[start]

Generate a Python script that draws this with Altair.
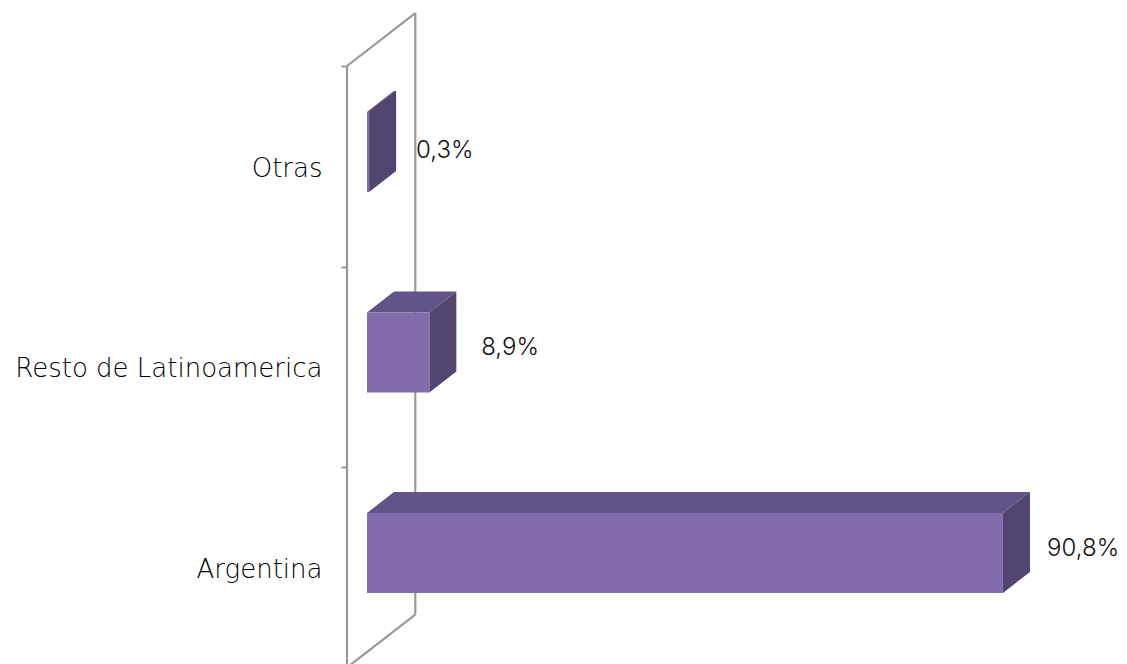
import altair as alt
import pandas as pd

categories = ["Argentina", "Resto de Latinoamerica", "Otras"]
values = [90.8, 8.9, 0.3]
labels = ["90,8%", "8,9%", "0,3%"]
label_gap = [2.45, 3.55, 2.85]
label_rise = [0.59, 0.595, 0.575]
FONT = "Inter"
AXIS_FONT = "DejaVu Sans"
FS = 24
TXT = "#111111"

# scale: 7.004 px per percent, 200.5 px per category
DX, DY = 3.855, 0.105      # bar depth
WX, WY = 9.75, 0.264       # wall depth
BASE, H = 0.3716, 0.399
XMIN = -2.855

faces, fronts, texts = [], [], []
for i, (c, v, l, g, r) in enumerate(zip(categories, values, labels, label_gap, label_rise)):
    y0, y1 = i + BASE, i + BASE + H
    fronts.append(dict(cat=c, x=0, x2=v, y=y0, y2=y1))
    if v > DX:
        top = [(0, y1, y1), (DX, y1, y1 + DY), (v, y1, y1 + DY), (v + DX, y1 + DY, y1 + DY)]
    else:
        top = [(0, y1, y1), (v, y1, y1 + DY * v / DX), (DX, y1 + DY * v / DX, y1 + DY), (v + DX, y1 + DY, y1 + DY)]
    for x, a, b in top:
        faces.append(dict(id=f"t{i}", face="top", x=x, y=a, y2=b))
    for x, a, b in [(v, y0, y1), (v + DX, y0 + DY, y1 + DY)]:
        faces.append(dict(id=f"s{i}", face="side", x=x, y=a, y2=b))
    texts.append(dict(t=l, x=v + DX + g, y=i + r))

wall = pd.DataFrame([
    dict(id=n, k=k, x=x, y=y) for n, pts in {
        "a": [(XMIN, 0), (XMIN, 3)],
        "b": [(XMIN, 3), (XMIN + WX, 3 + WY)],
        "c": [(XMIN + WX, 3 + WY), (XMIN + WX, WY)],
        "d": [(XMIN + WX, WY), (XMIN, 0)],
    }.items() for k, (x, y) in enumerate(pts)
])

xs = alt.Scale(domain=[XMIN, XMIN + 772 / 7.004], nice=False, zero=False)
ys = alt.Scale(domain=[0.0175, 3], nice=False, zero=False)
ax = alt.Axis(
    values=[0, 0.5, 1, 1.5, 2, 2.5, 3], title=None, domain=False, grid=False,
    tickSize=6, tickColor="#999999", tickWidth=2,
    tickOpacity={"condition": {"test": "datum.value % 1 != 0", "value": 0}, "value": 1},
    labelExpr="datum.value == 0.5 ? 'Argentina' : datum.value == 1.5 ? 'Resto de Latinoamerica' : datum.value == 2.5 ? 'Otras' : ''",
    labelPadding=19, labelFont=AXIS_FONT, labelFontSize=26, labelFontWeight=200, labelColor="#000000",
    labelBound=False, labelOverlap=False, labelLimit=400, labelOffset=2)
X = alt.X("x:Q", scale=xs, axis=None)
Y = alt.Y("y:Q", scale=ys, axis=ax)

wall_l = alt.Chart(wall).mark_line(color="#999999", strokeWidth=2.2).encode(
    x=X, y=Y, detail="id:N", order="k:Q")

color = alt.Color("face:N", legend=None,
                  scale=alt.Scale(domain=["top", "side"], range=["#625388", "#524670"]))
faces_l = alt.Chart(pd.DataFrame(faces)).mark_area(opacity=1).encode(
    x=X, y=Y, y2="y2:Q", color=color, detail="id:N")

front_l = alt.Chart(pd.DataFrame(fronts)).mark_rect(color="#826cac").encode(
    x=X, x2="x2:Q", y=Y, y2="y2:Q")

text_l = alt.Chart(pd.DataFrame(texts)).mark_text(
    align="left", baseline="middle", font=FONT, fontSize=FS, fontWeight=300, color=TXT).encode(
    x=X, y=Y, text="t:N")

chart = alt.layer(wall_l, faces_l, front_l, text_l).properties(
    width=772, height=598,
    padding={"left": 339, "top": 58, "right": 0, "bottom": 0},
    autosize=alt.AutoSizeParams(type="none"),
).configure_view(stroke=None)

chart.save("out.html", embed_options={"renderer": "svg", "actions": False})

[end]

● **EXERCISE BRIEF**: Quote the material word for word, dropping any images it holds.

● **IN RESPONSE**:
Generate a Python script that draws this with Altair.
import altair as alt
import pandas as pd

categories = ["Argentina", "Resto de Latinoamerica", "Otras"]
values = [90.8, 8.9, 0.3]
labels = ["90,8%", "8,9%", "0,3%"]
label_gap = [2.45, 3.55, 2.85]
label_rise = [0.59, 0.595, 0.575]
FONT = "Inter"
AXIS_FONT = "DejaVu Sans"
FS = 24
TXT = "#111111"

# scale: 7.004 px per percent, 200.5 px per category
DX, DY = 3.855, 0.105      # bar depth
WX, WY = 9.75, 0.264       # wall depth
BASE, H = 0.3716, 0.399
XMIN = -2.855

faces, fronts, texts = [], [], []
for i, (c, v, l, g, r) in enumerate(zip(categories, values, labels, label_gap, label_rise)):
    y0, y1 = i + BASE, i + BASE + H
    fronts.append(dict(cat=c, x=0, x2=v, y=y0, y2=y1))
    if v > DX:
        top = [(0, y1, y1), (DX, y1, y1 + DY), (v, y1, y1 + DY), (v + DX, y1 + DY, y1 + DY)]
    else:
        top = [(0, y1, y1), (v, y1, y1 + DY * v / DX), (DX, y1 + DY * v / DX, y1 + DY), (v + DX, y1 + DY, y1 + DY)]
    for x, a, b in top:
        faces.append(dict(id=f"t{i}", face="top", x=x, y=a, y2=b))
    for x, a, b in [(v, y0, y1), (v + DX, y0 + DY, y1 + DY)]:
        faces.append(dict(id=f"s{i}", face="side", x=x, y=a, y2=b))
    texts.append(dict(t=l, x=v + DX + g, y=i + r))

wall = pd.DataFrame([
    dict(id=n, k=k, x=x, y=y) for n, pts in {
        "a": [(XMIN, 0), (XMIN, 3)],
        "b": [(XMIN, 3), (XMIN + WX, 3 + WY)],
        "c": [(XMIN + WX, 3 + WY), (XMIN + WX, WY)],
        "d": [(XMIN + WX, WY), (XMIN, 0)],
    }.items() for k, (x, y) in enumerate(pts)
])

xs = alt.Scale(domain=[XMIN, XMIN + 772 / 7.004], nice=False, zero=False)
ys = alt.Scale(domain=[0.0175, 3], nice=False, zero=False)
ax = alt.Axis(
    values=[0, 0.5, 1, 1.5, 2, 2.5, 3], title=None, domain=False, grid=False,
    tickSize=6, tickColor="#999999", tickWidth=2,
    tickOpacity={"condition": {"test": "datum.value % 1 != 0", "value": 0}, "value": 1},
    labelExpr="datum.value == 0.5 ? 'Argentina' : datum.value == 1.5 ? 'Resto de Latinoamerica' : datum.value == 2.5 ? 'Otras' : ''",
    labelPadding=19, labelFont=AXIS_FONT, labelFontSize=26, labelFontWeight=200, labelColor="#000000",
    labelBound=False, labelOverlap=False, labelLimit=400, labelOffset=2)
X = alt.X("x:Q", scale=xs, axis=None)
Y = alt.Y("y:Q", scale=ys, axis=ax)

wall_l = alt.Chart(wall).mark_line(color="#999999", strokeWidth=2.2).encode(
    x=X, y=Y, detail="id:N", order="k:Q")

color = alt.Color("face:N", legend=None,
                  scale=alt.Scale(domain=["top", "side"], range=["#625388", "#524670"]))
faces_l = alt.Chart(pd.DataFrame(faces)).mark_area(opacity=1).encode(
    x=X, y=Y, y2="y2:Q", color=color, detail="id:N")

front_l = alt.Chart(pd.DataFrame(fronts)).mark_rect(color="#826cac").encode(
    x=X, x2="x2:Q", y=Y, y2="y2:Q")

text_l = alt.Chart(pd.DataFrame(texts)).mark_text(
    align="left", baseline="middle", font=FONT, fontSize=FS, fontWeight=300, color=TXT).encode(
    x=X, y=Y, text="t:N")

chart = alt.layer(wall_l, faces_l, front_l, text_l).properties(
    width=772, height=598,
    padding={"left": 339, "top": 58, "right": 0, "bottom": 0},
    autosize=alt.AutoSizeParams(type="none"),
).configure_view(stroke=None)

chart.save("out.html", embed_options={"renderer": "svg", "actions": False})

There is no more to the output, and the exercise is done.